Why exceptions shouldn't be used for flow control [Re: YAS to the "Reading line-by-line" Problem]
wtanksle at dolphin.openprojects.net
Wed Jun 30 01:15:57 CEST 1999
On Mon, 28 Jun 1999 11:17:01 +1200, Greg Ewing wrote:
>William Tanksley wrote:
>> while not f.eof():
>> line = f.readline()
>> # ...
>I'd love to be able to write reading loops that way.
>Unfortunately, it's a fact of life that some of the
>things read() has to deal with are unable to detect
>eof without trying to read something. I think the
>existing definition of read() and friends is the best
>that can be done in those circumstances.
I'd guess that you're talking about things like text file parsing and
such. I would use readline there, but that's fine. Yes, unstructured
data is more difficult to handle.
>> It's been a while since I've used read, so I
>> don't recall what it actually returns
>It returns an empty string if it can't read more
>than 0 characters, same as readline().
Ah. There's a justification for that, as you observed. I don't like the
fact that readline is stuck doing the same thing (record delimiters are
not really part of the record).
>> in a function designed to get n!=0
>> more characters, an EOF really is an error. Unfortunately for me, that's
>> not the definition of 'read', and never will be.
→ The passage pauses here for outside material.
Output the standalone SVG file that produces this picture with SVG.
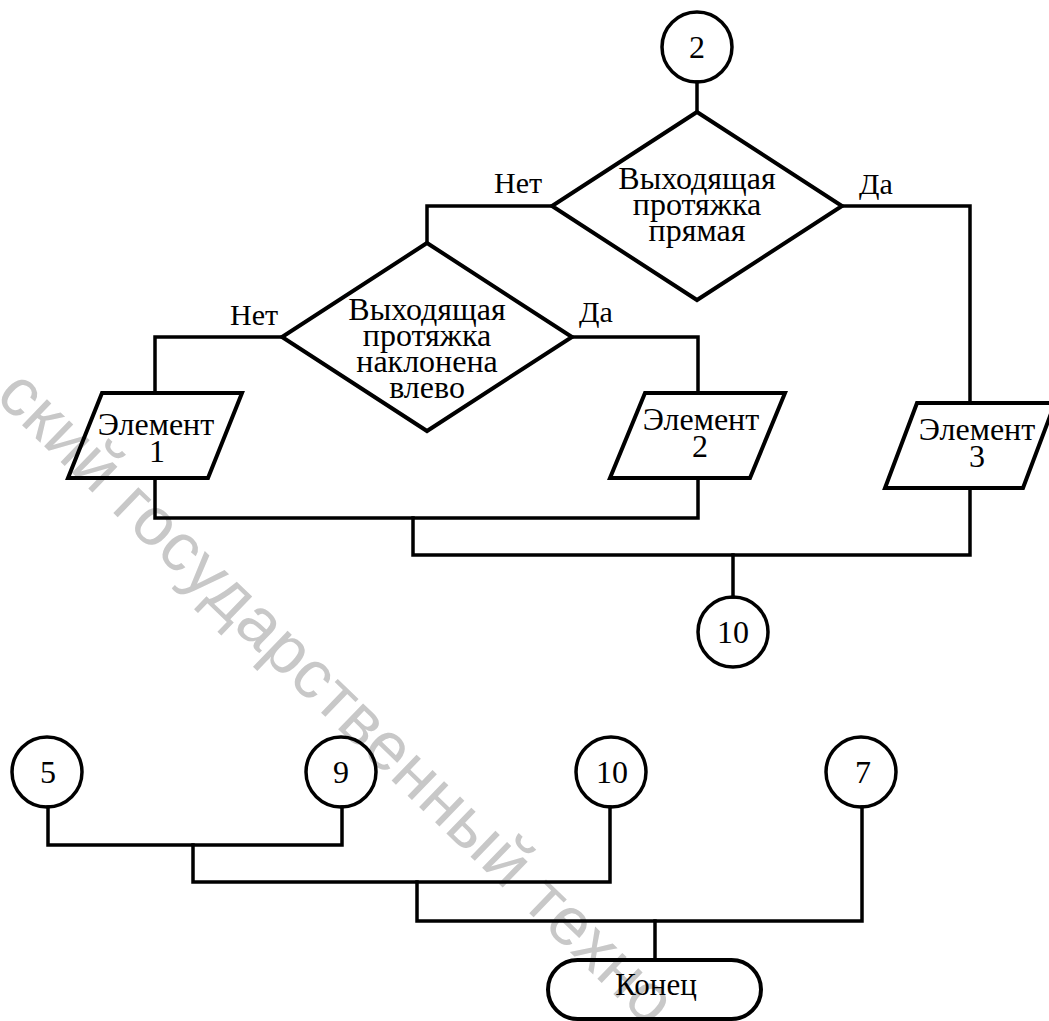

>Perhaps there should be a 2-parameter version of read:
> read(min, max)
>which would raise an exception if it couldn't read at
>least min characters. Setting min=0 would give the
>current behaviour, and setting min=max would allow
>reading a fixed-length record without having to check
>for errors. Then everyone would be happy!
A facinating solution. Well, since I don't use read, I probably wouldn't
use it, and I'm the only person whining. Therefore, it's probably not
worth implementing (even though it is a cool solution).